> [JOB]: Exactly the lines from the one with "Reproduce this chart with Apache ECharts." through the one with "405.2, 404.8, 404.3];", inclusive, are to be repeated, and the pictures are not.
--- BEGIN STORED ROWS ---
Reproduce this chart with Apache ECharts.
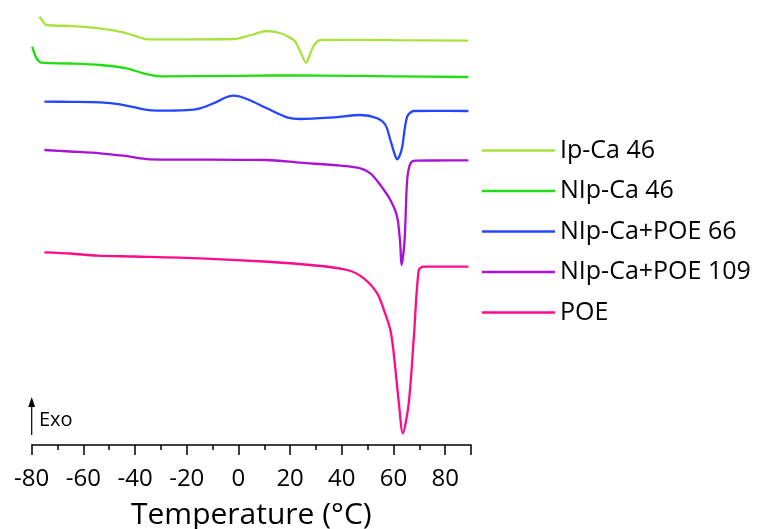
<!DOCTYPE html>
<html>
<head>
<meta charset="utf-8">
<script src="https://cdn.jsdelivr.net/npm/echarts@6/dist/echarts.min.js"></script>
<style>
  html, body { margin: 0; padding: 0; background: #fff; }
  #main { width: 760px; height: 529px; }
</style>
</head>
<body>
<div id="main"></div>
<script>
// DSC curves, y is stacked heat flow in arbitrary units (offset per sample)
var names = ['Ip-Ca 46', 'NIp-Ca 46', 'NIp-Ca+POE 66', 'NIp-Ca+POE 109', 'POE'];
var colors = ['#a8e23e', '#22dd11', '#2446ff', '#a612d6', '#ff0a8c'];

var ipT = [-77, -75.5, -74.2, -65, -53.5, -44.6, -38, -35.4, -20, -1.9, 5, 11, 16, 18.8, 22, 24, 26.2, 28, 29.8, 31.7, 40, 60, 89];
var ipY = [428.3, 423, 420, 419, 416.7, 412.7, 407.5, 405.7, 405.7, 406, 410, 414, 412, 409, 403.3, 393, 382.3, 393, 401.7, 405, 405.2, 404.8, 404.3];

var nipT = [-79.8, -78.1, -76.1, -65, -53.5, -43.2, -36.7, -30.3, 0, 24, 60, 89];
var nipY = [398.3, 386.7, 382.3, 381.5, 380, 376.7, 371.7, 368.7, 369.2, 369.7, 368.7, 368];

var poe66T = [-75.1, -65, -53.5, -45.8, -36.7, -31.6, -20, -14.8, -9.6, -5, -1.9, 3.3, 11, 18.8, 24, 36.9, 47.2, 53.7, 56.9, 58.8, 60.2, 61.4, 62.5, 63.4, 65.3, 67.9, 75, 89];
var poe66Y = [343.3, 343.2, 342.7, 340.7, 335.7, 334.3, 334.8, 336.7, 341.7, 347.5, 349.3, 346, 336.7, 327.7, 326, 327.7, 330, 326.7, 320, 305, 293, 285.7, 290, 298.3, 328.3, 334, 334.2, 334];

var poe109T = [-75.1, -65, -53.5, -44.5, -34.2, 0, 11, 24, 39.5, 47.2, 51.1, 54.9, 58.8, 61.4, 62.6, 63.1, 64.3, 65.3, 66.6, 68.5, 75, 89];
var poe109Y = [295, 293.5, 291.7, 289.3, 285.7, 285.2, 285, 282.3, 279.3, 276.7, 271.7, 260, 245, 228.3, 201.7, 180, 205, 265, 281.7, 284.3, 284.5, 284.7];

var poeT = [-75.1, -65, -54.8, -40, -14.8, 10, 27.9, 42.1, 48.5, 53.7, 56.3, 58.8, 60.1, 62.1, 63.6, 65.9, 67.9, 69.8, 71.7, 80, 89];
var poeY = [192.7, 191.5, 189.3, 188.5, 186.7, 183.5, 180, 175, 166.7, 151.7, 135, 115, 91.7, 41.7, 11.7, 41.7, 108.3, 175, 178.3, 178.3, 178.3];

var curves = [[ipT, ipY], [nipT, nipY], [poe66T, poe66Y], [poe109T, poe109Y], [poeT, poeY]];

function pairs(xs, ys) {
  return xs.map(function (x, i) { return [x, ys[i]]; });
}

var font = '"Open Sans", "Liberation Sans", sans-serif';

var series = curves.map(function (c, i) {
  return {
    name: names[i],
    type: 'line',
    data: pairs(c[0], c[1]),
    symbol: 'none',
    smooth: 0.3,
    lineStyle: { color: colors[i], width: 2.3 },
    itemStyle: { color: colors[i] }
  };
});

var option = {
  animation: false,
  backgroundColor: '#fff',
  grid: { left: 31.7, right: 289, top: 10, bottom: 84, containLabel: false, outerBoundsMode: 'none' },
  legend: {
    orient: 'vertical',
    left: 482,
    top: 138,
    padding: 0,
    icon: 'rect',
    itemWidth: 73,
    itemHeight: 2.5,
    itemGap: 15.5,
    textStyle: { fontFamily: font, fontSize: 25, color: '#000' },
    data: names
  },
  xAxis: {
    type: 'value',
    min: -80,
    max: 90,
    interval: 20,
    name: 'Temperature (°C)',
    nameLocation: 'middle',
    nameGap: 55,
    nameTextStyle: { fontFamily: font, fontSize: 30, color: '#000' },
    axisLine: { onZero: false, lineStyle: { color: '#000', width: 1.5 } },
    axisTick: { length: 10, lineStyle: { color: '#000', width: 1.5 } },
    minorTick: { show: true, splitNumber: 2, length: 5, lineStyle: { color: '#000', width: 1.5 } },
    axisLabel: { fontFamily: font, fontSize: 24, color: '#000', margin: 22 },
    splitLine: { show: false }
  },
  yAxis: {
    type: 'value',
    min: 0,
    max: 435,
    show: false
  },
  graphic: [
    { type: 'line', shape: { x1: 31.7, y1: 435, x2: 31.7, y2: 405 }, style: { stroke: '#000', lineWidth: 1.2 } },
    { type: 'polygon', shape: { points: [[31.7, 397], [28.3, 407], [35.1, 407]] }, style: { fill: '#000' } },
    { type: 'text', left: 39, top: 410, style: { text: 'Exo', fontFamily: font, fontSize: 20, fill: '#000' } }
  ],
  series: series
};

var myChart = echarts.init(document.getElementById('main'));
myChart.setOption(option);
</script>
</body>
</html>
--- END STORED ROWS ---
--- BEGIN STORED ROWS ---
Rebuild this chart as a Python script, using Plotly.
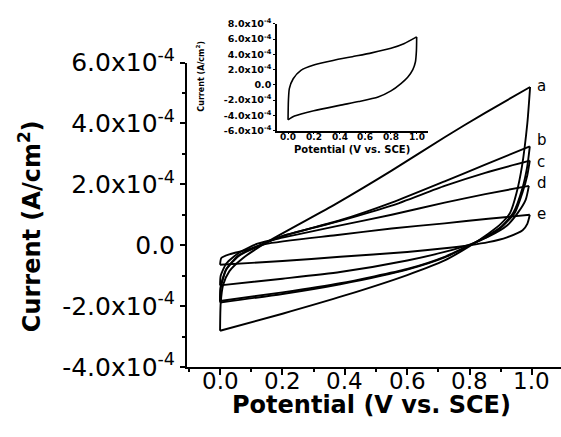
--- END STORED ROWS ---
> [RESULT OF THIS TASK]:
Reproduce this chart with Apache ECharts.
<!DOCTYPE html>
<html>
<head>
<meta charset="utf-8">
<script src="https://cdn.jsdelivr.net/npm/echarts@6/dist/echarts.min.js"></script>
<style>
  html, body { margin: 0; padding: 0; background: #fff; }
  #main { width: 760px; height: 529px; }
</style>
</head>
<body>
<div id="main"></div>
<script>
// DSC curves, y is stacked heat flow in arbitrary units (offset per sample)
var names = ['Ip-Ca 46', 'NIp-Ca 46', 'NIp-Ca+POE 66', 'NIp-Ca+POE 109', 'POE'];
var colors = ['#a8e23e', '#22dd11', '#2446ff', '#a612d6', '#ff0a8c'];

var ipT = [-77, -75.5, -74.2, -65, -53.5, -44.6, -38, -35.4, -20, -1.9, 5, 11, 16, 18.8, 22, 24, 26.2, 28, 29.8, 31.7, 40, 60, 89];
var ipY = [428.3, 423, 420, 419, 416.7, 412.7, 407.5, 405.7, 405.7, 406, 410, 414, 412, 409, 403.3, 393, 382.3, 393, 401.7, 405, 405.2, 404.8, 404.3];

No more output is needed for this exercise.